De plus, la juge Tremblay suit les enseignements de la Cour suprême dans l’affaire Mustapha[2] selon lesquels un préjudice est indemnisable s’il est « grave et prolongé » et s’il dépasse les désagréments, les angoisses et les craintes ordinaires. La juge s’appuie sur l’arrêt Sofio, dans lequel le requérant soutenait avoir dû surveiller ses comptes bancaires, ses relevés de cartes de crédit ainsi que son courrier afin de s’assurer de l’absence de toute irrégularité, ce que la Cour avait alors estimé être des gestes qui sont généralement posés par une personne raisonnable qui protège ses actifs.
Le représentant adéquat
De manière conséquente avec l’analyse de l’article 575(2) C.p.c., la Cour conclut que le critère établi par l’article 575(4) C.p.c. n’est également pas rencontré par la Demanderesse.

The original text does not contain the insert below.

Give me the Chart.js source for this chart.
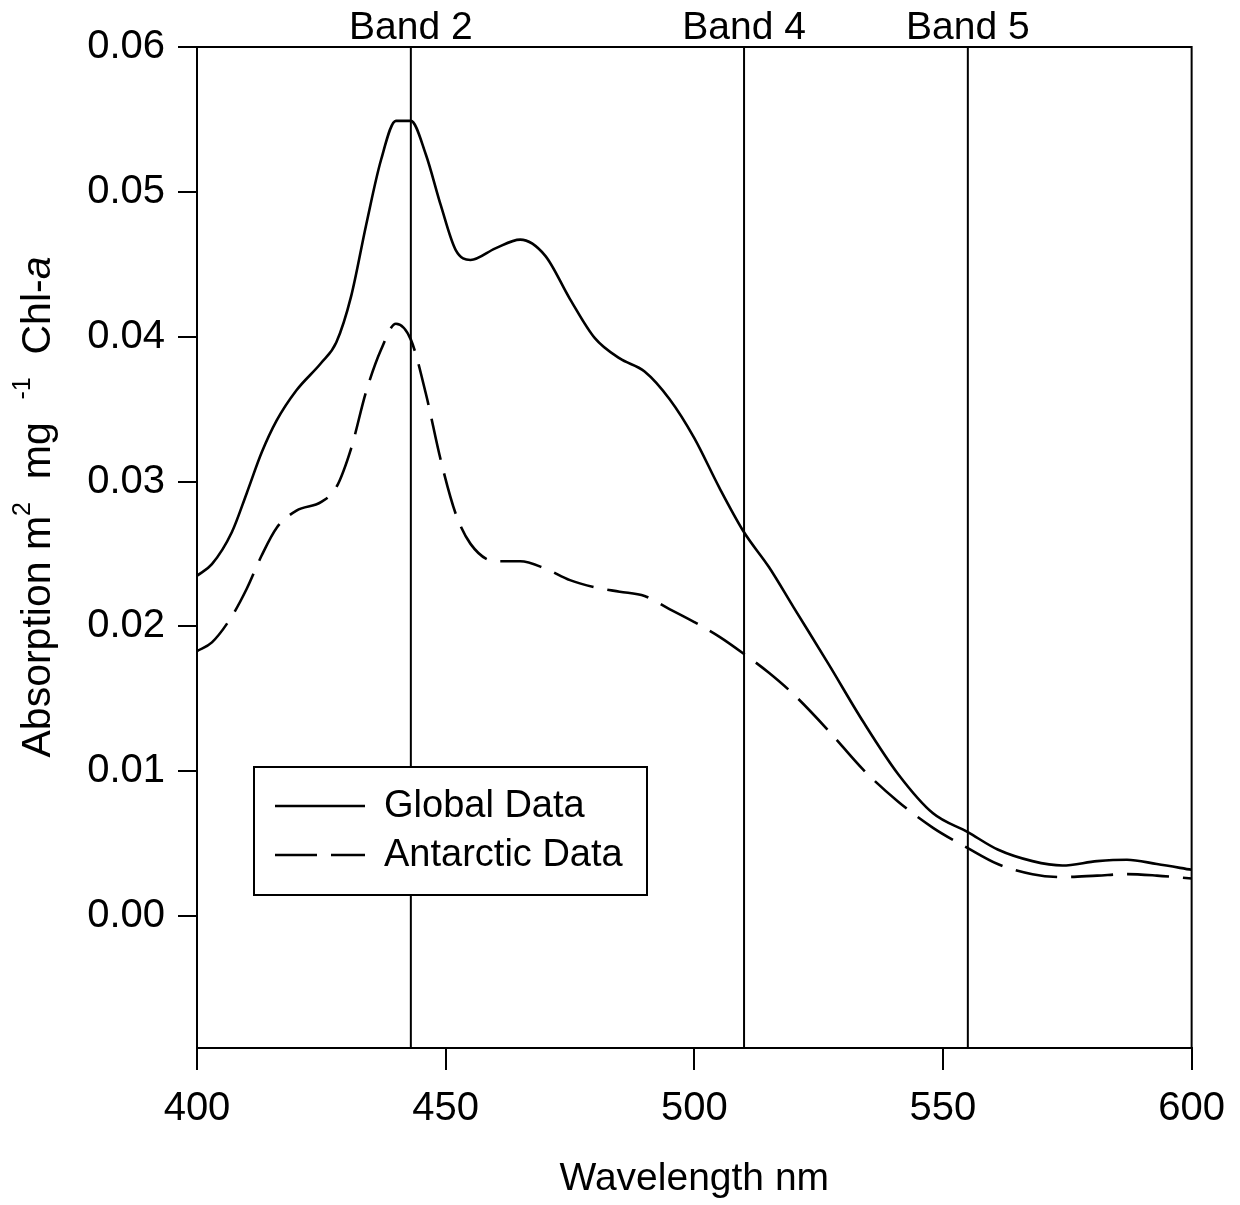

Celle-ci n’ayant subi aucun dommage indemnisable à la suite de la cyberattaque, elle n’a pas d’apparence de droit. La Demanderesse n’a donc pas l’intérêt pour agir et représenter adéquatement le groupe.
Ainsi, le tribunal refuse d'autoriser l’action collective proposée puisque les critères énoncés à l'article 575 (2) et (4) C.p.c. ne sont pas rencontrés.
Conclusion
L’affaire Bourbonnière c. Yahoo! Inc. confirme le principe établit par la Cour d’appel dans Sofio en vertu duquel il n’est pas suffisant, pour obtenir compensation, de démontrer prima facie la brèche de sécurité au stade de l’autorisation. Il est nécessaire, pour la partie demanderesse, que l’apparence de droit comprenne l’existence d’un préjudice tangible et susceptible de compensation monétaire afin qu’une action collective soit autorisée. Les simples inconvénients ordinaires et passagers, une certaine détresse psychologique ou encore un embarras ne sont pas susceptibles de fonder un préjudice. Ainsi, même si l’action collective constitue un remède ordinaire qui vise à favoriser une meilleure justice sociale[3], il demeure nécessaire de prouver l’existence de dommages susceptibles de compensation en droit civil au Québec pour qu’elle soit autorisée.
[3] L'Oratoire Saint-Joseph du Mont-Royal c. J.J., 2019 CSC 35, par. 8.